Living in History

On Sunday, December 3, the Ruggles House Society hosted their annual Christmas Tea.  According to Peter Winham, a member of the Ruggles House Society Board of Directors, over 100 visitors attended the event.

Winham and his wife Kathy own Teas of Cherryfield and they provided a variety of restorative beverages for the event.  In addition to their tea business, the Winhams also own The Englishman’s Bed and Breakfast located at 122 Main Street in Cherryfield, a few miles down the road from The Ruggles House.   The bed and breakfast, a two-story Federal style building known as the Archibald-Adams House, is located along the Narraguagus River and is listed on the National Register of Historic Places.

Back in July, when I first visited Columbia Falls and decided to attend the tea, I had only an inkling of the area’s historic credentials.  It was a whimsical idea, taking a car trip in December when the bad weather odds increase exponentially.  But Paul Cousins, Maine meteorologist, predicted “a sublime and unusually mild weekend” and his predictions of fair skies held firm.

I invited a friend, one with Revolutionary War roots dating back to the Battle of Machias and we sallied forth.

Fortunately, since my July visit, I had planted a seed of interest in my friend’s mind, encouraging her to begin her Daughters of the American Revolution (DAR) membership.  I told her she might meet a number of DAR members at the Ruggles Tea, and we could even wander around old cemeteries looking for her ancestors.

When we first arrived in the area, we visited the Rock Maple Cemetery in Harrington.  She located the stone of her great-grandfather, George Wellington Stevens.  From a family history written by one of her great aunts, I learned Stevens was a “sturdy heavyset man and he did hard work but was never in a hurry.”

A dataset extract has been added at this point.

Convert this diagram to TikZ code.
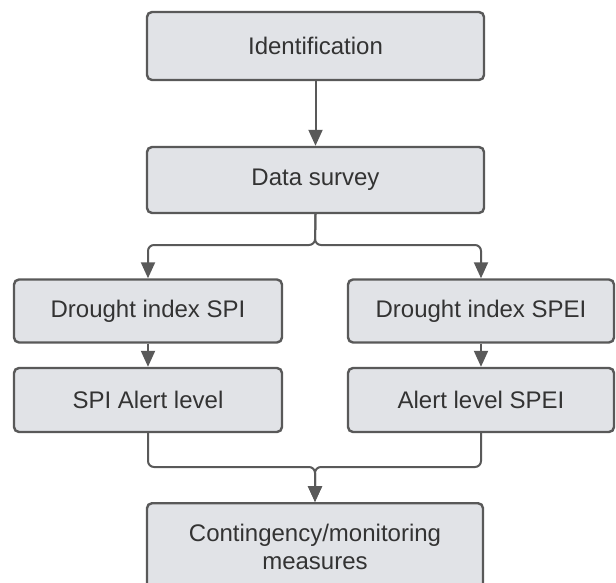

We made it our mantra to not be in a hurry while we were in Washington County.  It was a pleasant respite and in fact, one local woman told us we could slow time to the extent that we could “go back in time” if we visited Jonesport and Beals.

Of course, the allure of reversing time is always of interest to women and so we did visit the suggested idyllic area.

The highlight of the trip came when my friend’s 79-year-old cousin Carole Ann, a DAR since the age of 17, gave us a private tour of the Burnham Tavern in Machias.  The building is significant because it was a meeting place for the local militia prior to the 1775 Battle of Machias.  The Hannah Weston Chapter of the DAR operates the Burnham Tavern today and it’s an interesting repository of information.

After our tour, we took our time heading home and even stopped at the iconic Helen’s Restaurant in Machias for a cup of chowder and a piece of pie.  Cousin Carole Ann provided a wealth of historical information in addition to knowing almost everyone at the restaurant.

Stepping back in time courtesy of Washington County towns is a relaxing off-season practice.  If you have any reason to believe your ancestral roots may be planted in this area, I highly encourage you to visit.  And if you do, take a cue from Grampy Stevens and do not hurry.